◆ **Work to do**: Locate all lines with the word "draw". Copy them.

◆ **Supplied material**:

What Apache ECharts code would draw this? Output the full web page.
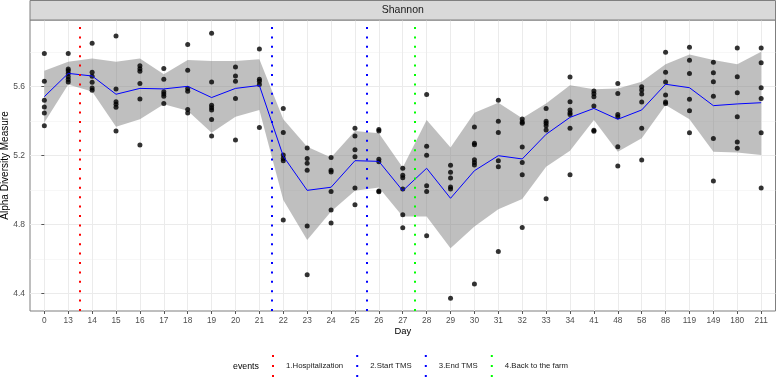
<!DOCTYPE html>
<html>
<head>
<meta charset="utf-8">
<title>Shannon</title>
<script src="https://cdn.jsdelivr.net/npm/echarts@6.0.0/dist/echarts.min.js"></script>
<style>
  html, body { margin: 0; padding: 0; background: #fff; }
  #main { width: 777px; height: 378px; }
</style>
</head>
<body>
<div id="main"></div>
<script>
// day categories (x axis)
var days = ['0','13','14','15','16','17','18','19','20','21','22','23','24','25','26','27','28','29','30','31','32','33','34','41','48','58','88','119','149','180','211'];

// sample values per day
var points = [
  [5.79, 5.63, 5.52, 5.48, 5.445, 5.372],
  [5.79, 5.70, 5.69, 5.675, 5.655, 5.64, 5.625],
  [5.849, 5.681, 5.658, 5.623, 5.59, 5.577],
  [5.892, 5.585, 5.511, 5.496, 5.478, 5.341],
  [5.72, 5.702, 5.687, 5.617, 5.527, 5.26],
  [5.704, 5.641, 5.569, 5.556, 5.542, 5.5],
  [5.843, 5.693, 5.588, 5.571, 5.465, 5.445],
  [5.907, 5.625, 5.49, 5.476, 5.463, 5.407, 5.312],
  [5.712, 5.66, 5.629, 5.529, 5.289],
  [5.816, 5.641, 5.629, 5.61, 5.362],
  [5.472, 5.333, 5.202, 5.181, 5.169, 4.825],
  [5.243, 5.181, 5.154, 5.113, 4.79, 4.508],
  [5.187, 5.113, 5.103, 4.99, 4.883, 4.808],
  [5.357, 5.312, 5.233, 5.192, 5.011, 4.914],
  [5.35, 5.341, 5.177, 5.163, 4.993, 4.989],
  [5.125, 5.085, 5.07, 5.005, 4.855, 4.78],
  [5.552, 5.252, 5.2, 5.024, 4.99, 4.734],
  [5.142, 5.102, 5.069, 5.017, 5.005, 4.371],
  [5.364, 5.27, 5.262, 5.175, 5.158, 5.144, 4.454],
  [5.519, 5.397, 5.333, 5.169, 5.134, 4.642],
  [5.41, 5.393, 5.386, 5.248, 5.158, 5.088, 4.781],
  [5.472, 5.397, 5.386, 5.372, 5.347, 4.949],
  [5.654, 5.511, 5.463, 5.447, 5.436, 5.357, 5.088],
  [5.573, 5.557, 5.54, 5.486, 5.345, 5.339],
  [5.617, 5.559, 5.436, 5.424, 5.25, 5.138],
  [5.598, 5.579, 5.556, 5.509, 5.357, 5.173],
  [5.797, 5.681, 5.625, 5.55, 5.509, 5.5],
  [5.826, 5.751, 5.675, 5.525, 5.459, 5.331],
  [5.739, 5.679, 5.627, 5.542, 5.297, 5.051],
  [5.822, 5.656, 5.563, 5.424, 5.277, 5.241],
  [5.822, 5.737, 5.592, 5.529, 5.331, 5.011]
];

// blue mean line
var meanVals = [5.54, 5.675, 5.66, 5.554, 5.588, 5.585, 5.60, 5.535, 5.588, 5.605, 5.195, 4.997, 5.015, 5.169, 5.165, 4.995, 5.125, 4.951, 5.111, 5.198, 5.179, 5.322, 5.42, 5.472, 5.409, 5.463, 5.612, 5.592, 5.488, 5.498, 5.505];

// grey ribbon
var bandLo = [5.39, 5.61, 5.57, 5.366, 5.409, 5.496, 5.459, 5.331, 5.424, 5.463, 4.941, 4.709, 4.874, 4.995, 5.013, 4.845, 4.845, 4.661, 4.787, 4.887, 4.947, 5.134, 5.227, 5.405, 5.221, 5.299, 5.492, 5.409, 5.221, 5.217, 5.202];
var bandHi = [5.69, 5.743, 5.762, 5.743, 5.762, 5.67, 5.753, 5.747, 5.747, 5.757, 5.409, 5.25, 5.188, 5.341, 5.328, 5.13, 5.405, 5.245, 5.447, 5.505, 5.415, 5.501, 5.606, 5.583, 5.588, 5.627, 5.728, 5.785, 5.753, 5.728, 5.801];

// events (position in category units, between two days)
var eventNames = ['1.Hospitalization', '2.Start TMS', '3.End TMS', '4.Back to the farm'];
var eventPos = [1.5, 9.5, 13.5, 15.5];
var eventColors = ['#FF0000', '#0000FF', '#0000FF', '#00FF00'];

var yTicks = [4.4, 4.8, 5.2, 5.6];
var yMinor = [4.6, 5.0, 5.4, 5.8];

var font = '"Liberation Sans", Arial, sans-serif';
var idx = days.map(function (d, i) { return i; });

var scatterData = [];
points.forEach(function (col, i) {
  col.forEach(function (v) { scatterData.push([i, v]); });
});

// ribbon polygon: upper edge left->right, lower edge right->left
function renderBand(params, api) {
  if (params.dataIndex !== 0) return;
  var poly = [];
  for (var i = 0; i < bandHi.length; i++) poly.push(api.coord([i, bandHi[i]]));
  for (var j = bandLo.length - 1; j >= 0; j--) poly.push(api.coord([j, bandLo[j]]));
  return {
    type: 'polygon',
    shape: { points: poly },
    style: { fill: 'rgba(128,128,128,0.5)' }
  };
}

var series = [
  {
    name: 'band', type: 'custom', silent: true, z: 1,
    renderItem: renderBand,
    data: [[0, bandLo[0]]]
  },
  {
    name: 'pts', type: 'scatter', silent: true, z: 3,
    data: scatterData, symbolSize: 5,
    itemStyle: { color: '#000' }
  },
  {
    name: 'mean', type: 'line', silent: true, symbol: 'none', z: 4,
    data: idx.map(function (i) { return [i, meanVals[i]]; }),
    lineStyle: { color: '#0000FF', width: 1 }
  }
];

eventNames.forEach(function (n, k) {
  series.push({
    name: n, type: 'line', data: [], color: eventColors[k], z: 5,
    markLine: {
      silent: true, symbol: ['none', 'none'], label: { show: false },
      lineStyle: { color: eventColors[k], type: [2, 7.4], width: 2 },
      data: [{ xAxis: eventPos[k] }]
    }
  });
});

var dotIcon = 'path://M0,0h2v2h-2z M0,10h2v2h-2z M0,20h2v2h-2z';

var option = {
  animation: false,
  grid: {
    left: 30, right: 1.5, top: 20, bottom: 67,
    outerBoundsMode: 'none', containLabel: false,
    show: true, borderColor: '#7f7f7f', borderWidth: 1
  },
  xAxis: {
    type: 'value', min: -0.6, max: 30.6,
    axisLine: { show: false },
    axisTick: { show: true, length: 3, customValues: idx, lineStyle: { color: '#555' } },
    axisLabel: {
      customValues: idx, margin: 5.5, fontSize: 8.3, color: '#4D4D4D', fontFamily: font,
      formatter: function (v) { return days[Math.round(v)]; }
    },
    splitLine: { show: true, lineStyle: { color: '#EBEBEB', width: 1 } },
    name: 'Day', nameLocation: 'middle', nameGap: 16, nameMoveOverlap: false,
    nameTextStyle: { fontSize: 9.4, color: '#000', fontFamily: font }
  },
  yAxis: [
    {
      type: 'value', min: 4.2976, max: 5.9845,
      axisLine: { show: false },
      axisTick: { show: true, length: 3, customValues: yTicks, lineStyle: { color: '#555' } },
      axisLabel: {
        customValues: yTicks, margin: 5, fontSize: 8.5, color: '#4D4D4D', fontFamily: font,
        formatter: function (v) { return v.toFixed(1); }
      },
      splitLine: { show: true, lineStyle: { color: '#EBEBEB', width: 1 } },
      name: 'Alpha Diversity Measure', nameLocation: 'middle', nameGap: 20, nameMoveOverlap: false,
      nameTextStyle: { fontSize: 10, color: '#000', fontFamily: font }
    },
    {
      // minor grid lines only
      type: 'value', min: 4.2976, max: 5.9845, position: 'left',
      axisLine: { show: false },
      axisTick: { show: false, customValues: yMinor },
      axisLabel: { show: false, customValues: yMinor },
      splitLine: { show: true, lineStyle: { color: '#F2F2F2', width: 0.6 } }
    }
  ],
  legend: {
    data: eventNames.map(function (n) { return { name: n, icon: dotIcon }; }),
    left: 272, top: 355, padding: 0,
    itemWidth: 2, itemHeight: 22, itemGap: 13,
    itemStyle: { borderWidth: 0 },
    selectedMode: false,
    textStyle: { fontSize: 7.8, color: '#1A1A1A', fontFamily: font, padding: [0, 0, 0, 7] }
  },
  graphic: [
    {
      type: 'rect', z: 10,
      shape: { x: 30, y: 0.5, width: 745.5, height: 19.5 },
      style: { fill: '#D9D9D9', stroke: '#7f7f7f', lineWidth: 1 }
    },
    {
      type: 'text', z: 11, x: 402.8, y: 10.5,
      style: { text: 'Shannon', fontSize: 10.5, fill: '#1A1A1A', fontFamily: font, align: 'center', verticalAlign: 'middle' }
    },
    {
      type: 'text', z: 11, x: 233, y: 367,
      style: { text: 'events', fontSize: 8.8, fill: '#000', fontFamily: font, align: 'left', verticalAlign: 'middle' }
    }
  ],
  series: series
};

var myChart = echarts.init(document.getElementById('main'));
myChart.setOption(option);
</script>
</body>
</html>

---

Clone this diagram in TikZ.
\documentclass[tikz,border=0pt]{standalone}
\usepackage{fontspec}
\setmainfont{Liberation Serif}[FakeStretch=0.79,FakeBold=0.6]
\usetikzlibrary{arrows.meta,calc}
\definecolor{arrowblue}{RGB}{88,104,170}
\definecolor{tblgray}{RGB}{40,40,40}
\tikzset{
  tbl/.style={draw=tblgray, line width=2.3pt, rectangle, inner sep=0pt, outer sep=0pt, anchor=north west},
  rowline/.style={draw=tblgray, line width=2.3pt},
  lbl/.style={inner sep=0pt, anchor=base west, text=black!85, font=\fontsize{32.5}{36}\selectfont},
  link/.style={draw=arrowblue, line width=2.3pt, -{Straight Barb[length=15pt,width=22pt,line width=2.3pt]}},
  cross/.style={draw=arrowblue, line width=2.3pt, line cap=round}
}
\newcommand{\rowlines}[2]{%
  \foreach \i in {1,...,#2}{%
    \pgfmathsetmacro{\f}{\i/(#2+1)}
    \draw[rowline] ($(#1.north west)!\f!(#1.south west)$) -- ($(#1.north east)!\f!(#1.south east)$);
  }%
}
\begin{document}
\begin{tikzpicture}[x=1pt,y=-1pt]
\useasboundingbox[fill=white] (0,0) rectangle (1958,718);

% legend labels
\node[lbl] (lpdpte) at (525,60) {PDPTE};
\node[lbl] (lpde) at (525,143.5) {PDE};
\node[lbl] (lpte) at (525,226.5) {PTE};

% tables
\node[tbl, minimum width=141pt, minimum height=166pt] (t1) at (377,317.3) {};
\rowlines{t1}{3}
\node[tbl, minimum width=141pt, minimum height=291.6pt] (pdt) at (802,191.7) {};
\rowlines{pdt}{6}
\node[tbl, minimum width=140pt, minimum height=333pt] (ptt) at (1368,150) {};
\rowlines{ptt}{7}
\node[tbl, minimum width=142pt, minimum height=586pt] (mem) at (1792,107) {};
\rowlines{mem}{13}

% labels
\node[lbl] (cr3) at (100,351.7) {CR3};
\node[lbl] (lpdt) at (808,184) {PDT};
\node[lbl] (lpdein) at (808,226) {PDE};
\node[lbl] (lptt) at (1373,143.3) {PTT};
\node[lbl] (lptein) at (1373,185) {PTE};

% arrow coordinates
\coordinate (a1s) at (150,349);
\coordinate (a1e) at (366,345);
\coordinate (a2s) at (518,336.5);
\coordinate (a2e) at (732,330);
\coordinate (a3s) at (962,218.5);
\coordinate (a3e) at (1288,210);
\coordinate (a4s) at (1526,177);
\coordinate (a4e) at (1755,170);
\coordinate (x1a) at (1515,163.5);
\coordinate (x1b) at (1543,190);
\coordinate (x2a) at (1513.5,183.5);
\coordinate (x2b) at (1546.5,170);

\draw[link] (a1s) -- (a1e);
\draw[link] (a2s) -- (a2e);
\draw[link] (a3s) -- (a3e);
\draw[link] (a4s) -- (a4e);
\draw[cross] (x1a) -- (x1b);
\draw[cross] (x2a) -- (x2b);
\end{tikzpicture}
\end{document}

◆ **Exercise response**:
What Apache ECharts code would draw this? Output the full web page.
  tbl/.style={draw=tblgray, line width=2.3pt, rectangle, inner sep=0pt, outer sep=0pt, anchor=north west},
  rowline/.style={draw=tblgray, line width=2.3pt},
  link/.style={draw=arrowblue, line width=2.3pt, -{Straight Barb[length=15pt,width=22pt,line width=2.3pt]}},
  cross/.style={draw=arrowblue, line width=2.3pt, line cap=round}
    \draw[rowline] ($(#1.north west)!\f!(#1.south west)$) -- ($(#1.north east)!\f!(#1.south east)$);
\draw[link] (a1s) -- (a1e);
\draw[link] (a2s) -- (a2e);
\draw[link] (a3s) -- (a3e);
\draw[link] (a4s) -- (a4e);
\draw[cross] (x1a) -- (x1b);
\draw[cross] (x2a) -- (x2b);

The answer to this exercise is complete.